“Dream-like” is an adjective that gets thrown around a lot by music critics. Normally they use it to mean things like hazy, shimmering guitars, maxed-out reverb and ethereal female vocals. I don’t know about you but the term just doesn’t ring true for me: my dreams don’t feel anything like a Galaxie 500 song. When I dream, the atmosphere can be malevolent one second, funny the next; a building can turn into a boat, I can collapse in a heap of dust or fry a harmonica in olive oil. Dreams are weird, man. And if a piece of music gets compared to a dream, it ought to sound like one!
David Toop’s Entities Inertias Faint Beings (from the Australian label/multi-arts organization Room40) is true dream music. Toop, a veteran British composer, professor and author, creates a sonic space where the sands are ever-shifting, where the distant croak of an insect could, in the next moment, take off its mask and reveal itself to be the revving of a motorcycle. Toop’s dream logic is at once subdued and jarring, both opaque and crystal-clear. In it you’ll hear scrapes, buzzing, gongs, sinister crackling, a lumbering beast trying to play guitar (?), a glitchy, digital fireplace (??). Is it calming ambient music or harsh noise? Yes. No. Maybe. Any listener is bound to have a totally unique experience, making it something of an auditory Rorschach test.

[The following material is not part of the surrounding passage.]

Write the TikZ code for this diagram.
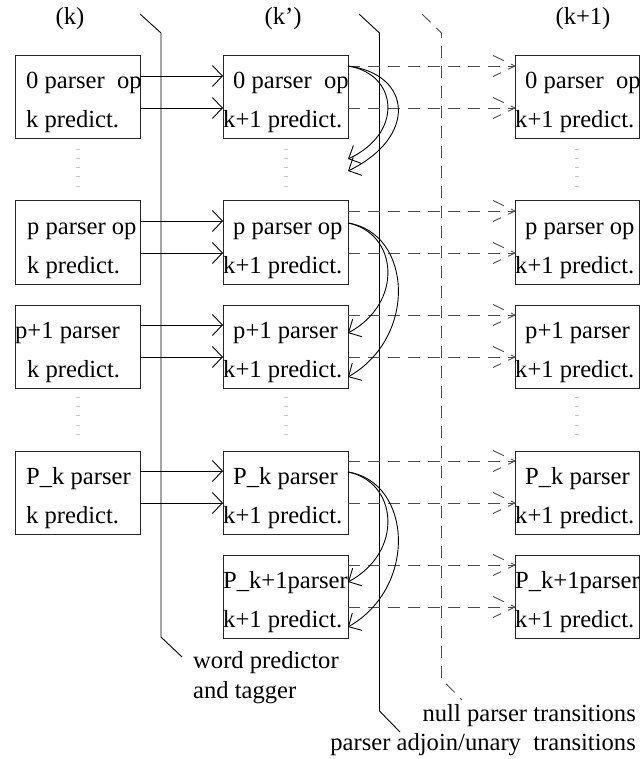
\documentclass[tikz,border=0pt]{standalone}
\usepackage{fontspec}
\setmainfont{Liberation Serif}
\usetikzlibrary{arrows.meta}
\begin{document}
\begin{tikzpicture}[x=1pt,y=-1pt,
  box/.style={draw=black!85, line width=1pt, minimum width=125pt, minimum height=83pt, inner sep=0pt, outer sep=0pt, anchor=north west},
  rbox/.style={box, minimum width=124.5pt},
  txt/.style={anchor=base west, inner sep=0pt, font=\fontsize{24.6}{30}\selectfont},
  lbl/.style={anchor=base, inner sep=0pt, font=\fontsize{24.6}{30}\selectfont},
  sarr/.style={draw=black, line width=0.9pt, -{Straight Barb[length=10pt,width=21pt]}},
  carr/.style={draw=black, line width=0.9pt, -{Straight Barb[length=10pt,width=20pt]}},
  darr/.style={draw=black!70, line width=0.9pt, dash pattern=on 12pt off 8pt},
  sep/.style={draw=black, line width=0.9pt},
  dsep/.style={draw=black!70, line width=0.9pt, dash pattern=on 12pt off 8pt},
  vdots/.style={draw=black!22, line width=4pt, dash pattern=on 0.8pt off 8.5pt}
]
\useasboundingbox (0,0) rectangle (641,759);

% column headers
\node[lbl] (hk) at (70,25) {(k)};
\node[lbl] (hk2) at (283,25) {(k’)};
\node[lbl] (hk3) at (583,25) {(k+1)};

% boxes
\node[box] (L0) at (15,56) {};
\node[box] (Lp) at (15,201) {};
\node[box] (Lq) at (15,305) {};
\node[box] (LK) at (15,451) {};
\node[box] (M0) at (223,56) {};
\node[box] (Mp) at (223,201) {};
\node[box] (Mq) at (223,305) {};
\node[box] (MK) at (223,451) {};
\node[box] (MK1) at (223,555) {};
\node[rbox] (R0) at (515,56) {};
\node[rbox] (Rp) at (515,201) {};
\node[rbox] (Rq) at (515,305) {};
\node[rbox] (RK) at (515,451) {};
\node[rbox] (RK1) at (515,555) {};

% box texts: left column
\node[txt] (tL0a) at (26,89) {0 parser\ \ op};
\node[txt] (tL0b) at (26,128) {k predict.};
\node[txt] (tLpa) at (27,234) {p parser op};
\node[txt] (tLpb) at (27,273) {k predict.};
\node[txt] (tLqa) at (15,338) {p+1 parser};
\node[txt] (tLqb) at (27,377) {k predict.};
\node[txt] (tLKa) at (26,484) {P\_k parser};
\node[txt] (tLKb) at (26,523) {k predict.};
% middle column
\node[txt] (tM0a) at (233,89) {0 parser\ \ op};
\node[txt] (tM0b) at (223,128) {k+1 predict.};
\node[txt] (tMpa) at (233,234) {p parser op};
\node[txt] (tMpb) at (223,273) {k+1 predict.};
\node[txt] (tMqa) at (233,338) {p+1 parser};
\node[txt] (tMqb) at (223,377) {k+1 predict.};
\node[txt] (tMKa) at (233,484) {P\_k parser};
\node[txt] (tMKb) at (223,523) {k+1 predict.};
\node[txt] (tMK1a) at (223,588) {P\_k+1parser};
\node[txt] (tMK1b) at (223,627) {k+1 predict.};
% right column
\node[txt] (tR0a) at (525,89) {0 parser\ \ op};
\node[txt] (tR0b) at (515,128) {k+1 predict.};
\node[txt] (tRpa) at (525,234) {p parser op};
\node[txt] (tRpb) at (515,273) {k+1 predict.};
\node[txt] (tRqa) at (525,338) {p+1 parser};
\node[txt] (tRqb) at (515,377) {k+1 predict.};
\node[txt] (tRKa) at (525,484) {P\_k parser};
\node[txt] (tRKb) at (515,523) {k+1 predict.};
\node[txt] (tRK1a) at (515,588) {P\_k+1parser};
\node[txt] (tRK1b) at (515,627) {k+1 predict.};

% faint vertical dots
\foreach \x in {78,286,577} {
  \draw[vdots] (\x,148.6) -- (\x,188);
  \draw[vdots] (\x,396.6) -- (\x,437);
}

% separator lines
\coordinate (a1) at (140,14); \coordinate (a2) at (161,33);
\coordinate (a3) at (161,637); \coordinate (a4) at (182,657);
\draw[sep] (a1) -- (a2) -- (a3) -- (a4);
\coordinate (b1) at (359,14); \coordinate (b2) at (379.5,33);
\coordinate (b3) at (379.5,711); \coordinate (b4) at (400,732);
\draw[sep] (b1) -- (b2) -- (b3) -- (b4);
\coordinate (c1) at (422,14); \coordinate (c2) at (441.5,33);
\coordinate (c3) at (441.5,679); \coordinate (c4) at (462,700);
\draw[dsep] (c1) -- (c2) -- (c3) -- (c4);

% word predictor arrows
\foreach \r in {0,p,q,K} {
  \draw[sarr] ([yshift=-20pt]L\r.north east) -- ([yshift=-20pt]M\r.north west);
  \draw[sarr] ([yshift=-52pt]L\r.north east) -- ([yshift=-52pt]M\r.north west);
}

% null transitions (dashed)
\foreach \r in {0,p,q,K,K1} {
  \foreach \o in {10,52} {
    \draw[darr] ([yshift=-\o pt]M\r.north east) -- ([yshift=-\o pt]R\r.north west) coordinate (tip);
    \draw[darr] ([shift={(-22pt,10.5pt)}]tip) -- (tip) -- ([shift={(-22pt,-10.5pt)}]tip);
  }
}

% adjoin/unary transitions (curved)
\coordinate (e0a) at (348,159);
\coordinate (e0b) at (348,171);
\draw[carr] ([yshift=-10pt]M0.north east) .. controls +(50,8) and +(56,-26) .. (e0a);
\draw[carr] ([yshift=-10pt]M0.north east) .. controls +(64,8) and +(70,-34) .. (e0b);
\draw[carr] ([yshift=-22pt]Mp.north east) .. controls +(50,10) and +(56,-30) .. ([yshift=-28pt]Mq.north east);
\draw[carr] ([yshift=-22pt]Mp.north east) .. controls +(64,10) and +(70,-40) .. ([yshift=-72pt]Mq.north east);
\draw[carr] ([yshift=-21pt]MK.north east) .. controls +(50,10) and +(56,-30) .. ([yshift=-27pt]MK1.north east);
\draw[carr] ([yshift=-21pt]MK.north east) .. controls +(64,10) and +(70,-40) .. ([yshift=-72pt]MK1.north east);

% bottom labels
\node[txt] (w1) at (193,668) {word predictor};
\node[txt] (w2) at (193,698) {and tagger};
\node[txt, anchor=base east] (n1) at (636,721) {null parser transitions};
\node[txt, anchor=base east] (n2) at (636,750) {parser adjoin/unary\ \ transitions};
\end{tikzpicture}
\end{document}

In an interview with Rhizome, Toop describes sound as “transitory, ambiguous in its location in space… it’s uncertain; it lends itself to representations of uncertainty.” Listening to Entities Inertias Faint Beings , it’s obvious that Toop relishes this ability sound has to be multiple things at once, to perplex and beguile people. Listen to it now– what do you see in the inkblots?